And we're still not back to where we were before, so we're looking to the foreseeable future that our growth will come from internal capacity growth that we've already got on order and improvements in our margins, and that's where our focus is. And we've also said historically, we don't see a possibility at this point in building a ship anything before something that would deliver at the earliest 2013.
But at this point, it's getting more likely that that would be something more like 2014. But we're careful not to make any comments about our plans until we actually have a deal, and I think we'll stick to that.
Operator
And your next question is from the line of Sharon Zackfia with William Blair.
Sharon Zackfia - William Blair & Company L.L.C.
As we look forward to 2011, I was wondering if you could talk about, regionally, if you're seeing strength in particular itineraries? And then separately, whether there is a significant shift in your capacity and where it is sailing next year?
Daniel Hanrahan
Sharon, this is Dan. As I commented earlier, we have seen early signs that Europe and Alaska are strong next year.

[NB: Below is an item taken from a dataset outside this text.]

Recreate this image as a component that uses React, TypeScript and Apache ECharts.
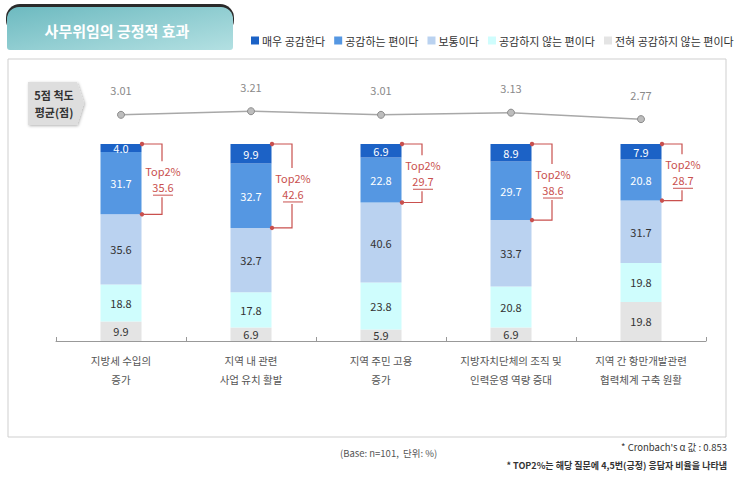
import React, { useEffect, useRef } from "react";
import * as echarts from "echarts";

const categories = [
  "지방세 수입의\n증가",
  "지역 내 관련\n사업 유치 활발",
  "지역 주민 고용\n증가",
  "지방자치단체의 조직 및\n인력운영 역량 증대",
  "지역 간 항만개발관련\n협력체계 구축 원활",
];
const seriesNames = ["매우 공감한다", "공감하는 편이다", "보통이다", "공감하지 않는 편이다", "전혀 공감하지 않는 편이다"];
const veryAgree = [4.0, 9.9, 6.9, 8.9, 7.9];
const agree = [31.7, 32.7, 22.8, 29.7, 20.8];
const neutral = [35.6, 32.7, 40.6, 33.7, 31.7];
const disagree = [18.8, 17.8, 23.8, 20.8, 19.8];
const stronglyDisagree = [9.9, 6.9, 5.9, 6.9, 19.8];
const meanScores = [3.01, 3.21, 3.01, 3.13, 2.77];
const top2 = [35.6, 42.6, 29.7, 38.6, 28.7];

const colors = ["#1C62C6", "#5597E2", "#BAD2F0", "#CFFDFD", "#E4E4E4"];
const FONT = "'Noto Sans CJK KR', 'Noto Sans', sans-serif";
const RED = "#C9504E";

export default function App() {
  const ref = useRef<HTMLDivElement>(null);
  useEffect(() => {
    if (!ref.current) return;
    const chart = echarts.init(ref.current, undefined, { renderer: "svg" });
    const segData = [veryAgree, agree, neutral, disagree, stronglyDisagree];
    const barSeries: any[] = [];
    for (let k = 4; k >= 0; k--) {
      barSeries.push({
        name: seriesNames[k],
        type: "bar",
        stack: "total",
        barWidth: 41,
        xAxisIndex: 0,
        yAxisIndex: 0,
        itemStyle: { color: colors[k] },
        label: {
          show: true,
          position: "inside",
          color: k <= 1 ? "#ffffff" : "#333333",
          fontSize: 11,
          fontFamily: FONT,
          formatter: (p: any) => Number(p.value).toFixed(1),
        },
        data: segData[k],
      });
    }
    const bracketData = categories.map((_, i) => [
      i,
      stronglyDisagree[i] + disagree[i] + neutral[i],
      stronglyDisagree[i] + disagree[i] + neutral[i] + agree[i] + veryAgree[i],
      top2[i],
    ]);
    const option: any = {
      animation: false,
      backgroundColor: "#ffffff",
      textStyle: { fontFamily: FONT },
      legend: {
        left: 246,
        top: 30,
        itemWidth: 8,
        itemHeight: 8,
        itemGap: 9,
        icon: "rect",
        data: seriesNames,
        textStyle: { fontSize: 11, color: "#333", fontFamily: FONT, padding: [0, 0, 0, -2] },
      },
      graphic: [
        { type: "rect", shape: { x: 8, y: 59, width: 718, height: 378 }, style: { fill: "#fff", stroke: "#cfcfcf", lineWidth: 1 }, z: -10 },
        { type: "rect", shape: { x: 6, y: 4, width: 228, height: 30, r: 14 }, style: { fill: "#2a2a2a" }, z: -5 },
        {
          type: "rect",
          shape: { x: 7, y: 7, width: 226, height: 43, r: [12, 12, 3, 3] },
          style: {
            fill: new echarts.graphic.LinearGradient(0, 0, 1, 1, [
              { offset: 0, color: "#6DBAC0" },
              { offset: 1, color: "#B3E0E2" },
            ]),
          },
          z: -4,
        },
        {
          type: "text",
          style: { text: "사무위임의 긍정적 효과", x: 117, y: 30, textAlign: "center", textVerticalAlign: "middle", fontSize: 15, fontWeight: "bold", fill: "#ffffff", fontFamily: FONT },
          z: 5,
        },
        {
          type: "polygon",
          shape: { points: [[28, 82], [77, 82], [84, 103], [77, 125], [28, 125]] },
          style: { fill: "#DEDEDE", shadowBlur: 3, shadowColor: "rgba(0,0,0,0.3)", shadowOffsetX: 1, shadowOffsetY: 1 },
          z: 1,
        },
        {
          type: "text",
          style: { text: "5점 척도\n평균(점)", x: 54, y: 103, textAlign: "center", textVerticalAlign: "middle", fontSize: 11, lineHeight: 17, fontWeight: "bold", fill: "#333", fontFamily: FONT },
          z: 2,
        },
        {
          type: "text",
          style: { text: "(Base: n=101,  단위: %)", x: 340, y: 453, textVerticalAlign: "middle", fontSize: 9.5, fill: "#555", fontFamily: FONT },
        },
        {
          type: "text",
          style: { text: "* Cronbach's α 값 : 0.853", x: 727, y: 447, textAlign: "right", textVerticalAlign: "middle", fontSize: 9.5, fill: "#333", fontFamily: FONT },
        },
        {
          type: "text",
          style: { text: "* TOP2%는 해당 질문에 4,5번(긍정) 응답자 비율을 나타냄", x: 727, y: 465, textAlign: "right", textVerticalAlign: "middle", fontSize: 9, fontWeight: "bold", fill: "#333", fontFamily: FONT },
        },
      ],
      grid: [
        { left: 56, width: 650, top: 144, height: 197 },
        { left: 56, width: 650, top: 97, height: 36 },
      ],
      xAxis: [
        {
          type: "category",
          gridIndex: 0,
          data: categories,
          axisLine: { show: true, lineStyle: { color: "#999", width: 1 } },
          axisTick: { show: true, inside: true, length: 4, lineStyle: { color: "#999" } },
          axisLabel: { fontSize: 10.5, color: "#555", lineHeight: 19, margin: 10, fontFamily: FONT, interval: 0 },
        },
        { type: "category", gridIndex: 1, data: categories, show: false },
      ],
      yAxis: [
        { type: "value", gridIndex: 0, min: 0, max: 100, show: false },
        { type: "value", gridIndex: 1, min: 2, max: 4, show: false },
      ],
      series: [
        ...barSeries,
        {
          name: "평균",
          type: "line",
          xAxisIndex: 1,
          yAxisIndex: 1,
          data: meanScores,
          symbol: "circle",
          symbolSize: 7,
          lineStyle: { color: "#A8A8A8", width: 1.5 },
          itemStyle: { color: "#BDBDBD", borderColor: "#8C8C8C", borderWidth: 1 },
          label: {
            show: true,
            position: "top",
            distance: 15,
            fontSize: 11,
            color: "#8A8A8A",
            fontFamily: FONT,
            formatter: (p: any) => Number(p.value).toFixed(2),
          },
        },
        {
          name: "Top2",
          type: "custom",
          xAxisIndex: 0,
          yAxisIndex: 0,
          z: 10,
          data: bracketData,
          renderItem: (params: any, api: any) => {
            const i = api.value(0);
            const bot = api.coord([i, api.value(1)]);
            const top = api.coord([i, api.value(2)]);
            const val = api.value(3);
            const x0 = top[0] + 21;
            const x1 = top[0] + 41;
            const yt = top[1];
            const yb = bot[1];
            const ym = (yt + yb) / 2;
            const st = { stroke: RED, lineWidth: 1.2, fill: "none" };
            return {
              type: "group",
              children: [
                { type: "polyline", shape: { points: [[x0, yt], [x1, yt], [x1, ym - 18]] }, style: st },
                { type: "polyline", shape: { points: [[x1, ym + 18], [x1, yb], [x0, yb]] }, style: st },
                { type: "circle", shape: { cx: x0, cy: yt, r: 2.2 }, style: { fill: RED } },
                { type: "circle", shape: { cx: x0, cy: yb, r: 2.2 }, style: { fill: RED } },
                { type: "text", style: { text: "Top2%", x: x1 + 1, y: ym - 8, textAlign: "center", textVerticalAlign: "middle", fontSize: 11, lineHeight: 14, fill: RED, fontFamily: FONT } },
                { type: "text", style: { text: Number(val).toFixed(1), x: x1 + 1, y: ym + 8, textAlign: "center", textVerticalAlign: "middle", fontSize: 11, lineHeight: 14, fill: RED, fontFamily: FONT } },
                { type: "line", shape: { x1: x1 - 9, y1: ym + 16, x2: x1 + 11, y2: ym + 16 }, style: { stroke: RED, lineWidth: 1 } },
              ],
            };
          },
        },
      ],
    };
    chart.setOption(option);
    return () => chart.dispose();
  }, []);
  return <div ref={ref} style={{ position: "absolute", left: 0, top: 0, width: 739, height: 497 }} />;
}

And we're very pleased with that. It is early.
Adam commented about the fact that we're growing on our way to 50% of our sourcing coming from international markets. So those are the early trends we see.
And it's what prompted us to give the yield guidance that we're projecting for next year at this time.
Sharon Zackfia - William Blair & Company L.L.C.
Is the actual capacity by region fairly similar next year? Or is there a material shift there?
Daniel Hanrahan
No. It's pretty similar to what it is.
Both brands are going to be bigger in Europe next year. Adam said that we'll have eight ships in Europe.
We'll have five. So both of us are growing when Silhouette comes out next year, which will be our newest Solstice-class ship.
It would go right into service in Europe. So we're seeing capacity increase in Europe.
But overall, when you look at the entire year, our capacity mix is pretty similar to what it was this year. But we are seeing growth in Europe.
Sharon Zackfia - William Blair & Company L.L.C.
And then I think at this time last year, you were giving us some sort of indications on how Oasis was doing relative to plan, and I guess I'm just curious with Allure coming out, obviously, you have a, I would hope, a pretty good handle on how Allure is doing. So could you give us an update on how Allure is doing versus what your expectations were and how much that -- is it or is it not cannibalizing Oasis versus your expectations?
Adam Goldstein
I believe on the last call or maybe even the last two calls, a variant of that question was asked. We never expected the two ships together to do as high of a yield as Oasis did by herself last year.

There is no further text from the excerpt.